My main reason for assuming flute girls were mostly metics is the pottery. Pornoi always seem to look unhappy, or at least business-like. But flute girls always seem to look like they're enjoying their work. I'm especially thinking of the krater in the Met where a flute girl is chilling out with her flute bag hanging off a relaxed foot. I have "The Reign of the Phallus" by Eva Keuls, which denies flute girls their own category and says they were low end hetaerae. Other books I've read seem to be split on the issue.
I don't know of any primary source which says definitively either way. Not that I'm an expert.
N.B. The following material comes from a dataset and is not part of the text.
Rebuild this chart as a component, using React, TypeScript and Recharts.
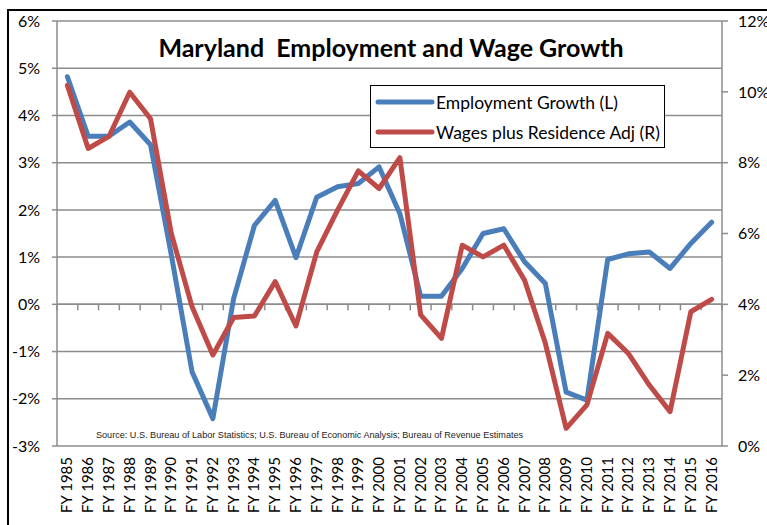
import React from 'react';
import { LineChart, Line, XAxis, YAxis, CartesianGrid, ReferenceLine, Legend } from 'recharts';

const years = [
  'FY 1985', 'FY 1986', 'FY 1987', 'FY 1988', 'FY 1989', 'FY 1990', 'FY 1991', 'FY 1992',
  'FY 1993', 'FY 1994', 'FY 1995', 'FY 1996', 'FY 1997', 'FY 1998', 'FY 1999', 'FY 2000',
  'FY 2001', 'FY 2002', 'FY 2003', 'FY 2004', 'FY 2005', 'FY 2006', 'FY 2007', 'FY 2008',
  'FY 2009', 'FY 2010', 'FY 2011', 'FY 2012', 'FY 2013', 'FY 2014', 'FY 2015', 'FY 2016',
];

const employmentGrowth = [
  4.82, 3.56, 3.56, 3.86, 3.38, 1.05, -1.43, -2.42,
  0.12, 1.67, 2.2, 0.99, 2.27, 2.49, 2.56, 2.91,
  1.92, 0.17, 0.17, 0.76, 1.5, 1.6, 0.9, 0.44,
  -1.86, -2.03, 0.95, 1.07, 1.11, 0.76, 1.29, 1.74,
];

const wagesResidenceAdj = [
  10.18, 8.4, 8.74, 9.99, 9.24, 6.0, 3.93, 2.57,
  3.63, 3.67, 4.64, 3.39, 5.48, 6.66, 7.77, 7.27,
  8.14, 3.7, 3.04, 5.67, 5.34, 5.67, 4.68, 2.9,
  0.5, 1.16, 3.18, 2.61, 1.72, 0.97, 3.79, 4.14,
];

const leftTicks = [-3, -2, -1, 0, 1, 2, 3, 4, 5, 6];
const rightTicks = [0, 2, 4, 6, 8, 10, 12];

const seriesNames = ['Employment Growth (L)', 'Wages plus Residence Adj (R)'];
const titleText = 'Maryland  Employment and Wage Growth';
const sourceText = 'Source: U.S. Bureau of Labor Statistics; U.S. Bureau of Economic Analysis; Bureau of Revenue Estimates';

const data = years.map((y, i) => ({
  year: y,
  emp: employmentGrowth[i],
  wage: wagesResidenceAdj[i],
}));

const FONT = 'Lato, "Open Sans", sans-serif';
const GRID = '#8c8c8c';
const BLUE = '#4a7ebb';
const RED = '#be4b48';

function XTick(props: any) {
  const { x, y, payload } = props;
  const cx = x - 1;
  return (
    <text
      x={cx}
      y={y}
      transform={`rotate(-90 ${cx} ${y})`}
      textAnchor="end"
      dominantBaseline="central"
      fontFamily={FONT}
      fontSize={15}
      fill="#000"
    >
      {payload.value}
    </text>
  );
}

function ZeroLine(props: any) {
  const { x1, y1, x2 } = props;
  const left = Math.min(x1, x2);
  const right = Math.max(x1, x2);
  const n = years.length;
  const step = (right - left) / n;
  const marks = [];
  for (let i = 0; i <= n; i++) {
    const x = left + i * step;
    marks.push(<line key={i} x1={x} x2={x} y1={y1} y2={y1 + 6} stroke={GRID} strokeWidth={1.5} />);
  }
  return (
    <g>
      <line x1={left} y1={y1} x2={right} y2={y1} stroke={GRID} strokeWidth={1.5} />
      {marks}
    </g>
  );
}

function LegendBox(props: any) {
  const colors = [BLUE, RED];
  return (
    <div
      style={{
        boxSizing: 'border-box',
        width: 295,
        height: 63,
        border: '1.5px solid #000',
        background: '#fff',
        paddingTop: 1,
        fontFamily: FONT,
        fontSize: 17.5,
        color: '#000',
      }}
    >
      {seriesNames.map((name, i) => (
        <div key={name} style={{ display: 'flex', alignItems: 'center', height: 30 }}>
          <svg width={65} height={10} style={{ flex: 'none' }}>
            <line x1={7} y1={5} x2={61} y2={5} stroke={colors[i]} strokeWidth={5} strokeLinecap="round" />
          </svg>
          <span style={{ whiteSpace: 'nowrap' }}>{name}</span>
        </div>
      ))}
    </div>
  );
}

export default function App() {
  return (
    <div style={{ position: 'fixed', left: 0, top: 0, width: 767, height: 525, overflow: 'hidden', background: '#fff' }}>
      <div
        style={{
          position: 'absolute',
          left: 7,
          top: 9,
          width: 820,
          height: 600,
          border: '2.5px solid #000',
          boxSizing: 'border-box',
        }}
      />
      <div style={{ position: 'absolute', left: 0, top: 0 }}>
        <LineChart width={800} height={560} data={data} margin={{ top: 21, right: 0, bottom: 0, left: 0 }}>
          <CartesianGrid yAxisId="left" vertical={false} stroke={GRID} strokeWidth={1.5} />
          <XAxis
            dataKey="year"
            height={114}
            axisLine={false}
            tickLine={false}
            tickSize={6}
            tickMargin={5}
            interval={0}
            padding={{ left: 10.39, right: 10.39 }}
            tick={<XTick />}
          />
          <YAxis
            yAxisId="left"
            orientation="left"
            width={57}
            domain={[-3, 6]}
            ticks={leftTicks}
            interval={0}
            tickFormatter={(v: number) => `${v}%`}
            axisLine={{ stroke: GRID, strokeWidth: 1.5 }}
            tickLine={{ stroke: GRID, strokeWidth: 1.5 }}
            tickSize={5}
            tickMargin={12}
            tick={{ fill: '#000', fontSize: 16, fontFamily: FONT }}
          />
          <YAxis
            yAxisId="right"
            orientation="right"
            width={78}
            domain={[0, 12]}
            ticks={rightTicks}
            interval={0}
            tickFormatter={(v: number) => `${v}%`}
            axisLine={{ stroke: GRID, strokeWidth: 1.5 }}
            tickLine={{ stroke: GRID, strokeWidth: 1.5 }}
            tickSize={6}
            tickMargin={10}
            tick={{ fill: '#000', fontSize: 16, fontFamily: FONT }}
          />
          <ReferenceLine yAxisId="left" y={0} shape={<ZeroLine />} />
          <Legend layout="horizontal" verticalAlign="middle" align="center" wrapperStyle={{ position: 'absolute', left: 370, top: 85, width: 295, height: 63 }} content={<LegendBox />} />
          <Line
            yAxisId="left"
            dataKey="emp"
            name={seriesNames[0]}
            stroke={BLUE}
            strokeWidth={5}
            strokeLinecap="round"
            strokeLinejoin="round"
            dot={false}
            activeDot={false}
            isAnimationActive={false}
          />
          <Line
            yAxisId="right"
            dataKey="wage"
            name={seriesNames[1]}
            stroke={RED}
            strokeWidth={5}
            strokeLinecap="round"
            strokeLinejoin="round"
            dot={false}
            activeDot={false}
            isAnimationActive={false}
          />
        </LineChart>
      </div>
      <div
        style={{
          position: 'absolute',
          left: 0,
          width: 767,
          top: 32,
          textAlign: 'center',
          fontFamily: FONT,
          fontWeight: 'bold',
          fontSize: 25,
          color: '#000',
          whiteSpace: 'pre',
          lineHeight: '30px',
          paddingLeft: 15,
          boxSizing: 'border-box',
        }}
      >
        {titleText}
      </div>
      <div
        style={{
          position: 'absolute',
          left: 96,
          top: 429,
          fontFamily: '"Liberation Sans", Arial, sans-serif',
          fontSize: 9.1,
          color: '#222',
          whiteSpace: 'nowrap',
          lineHeight: '12px',
        }}
      >
        {sourceText}
      </div>
    </div>
  );
}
You have me dead to rights on Aspasia. I got slack about my phrasing. They lived together but no one knows for sure that they married. I was aware Pericles son of Pericles had to be made a citizen by special exception, which considering what happened to him he might have later regretted. I have a blog post due on that!
I'm not sure I'd trust pottery as evidence for flute girls' state of mind; they didn't paint the scenes, after all; and entertainers who looked miserable would probably not get alot of work! As well, slavery doesn't automatically equal misery in a society with so many slaves of such diverse statuses (if that's not an oxymoron). Nor does free status equal independence or choices about how to make a living, or even control over one's own body, as is sadly evident all around us today. But I don't actually have any specific knowledge in the subject, just a vague intuition; so I would trust the sources or scholars you've read over my hunch any day!
I look forward to your thoughts on the younger Pericles...
Fair point on the pottery. I'll keep my eyes out for something approximating a primary source.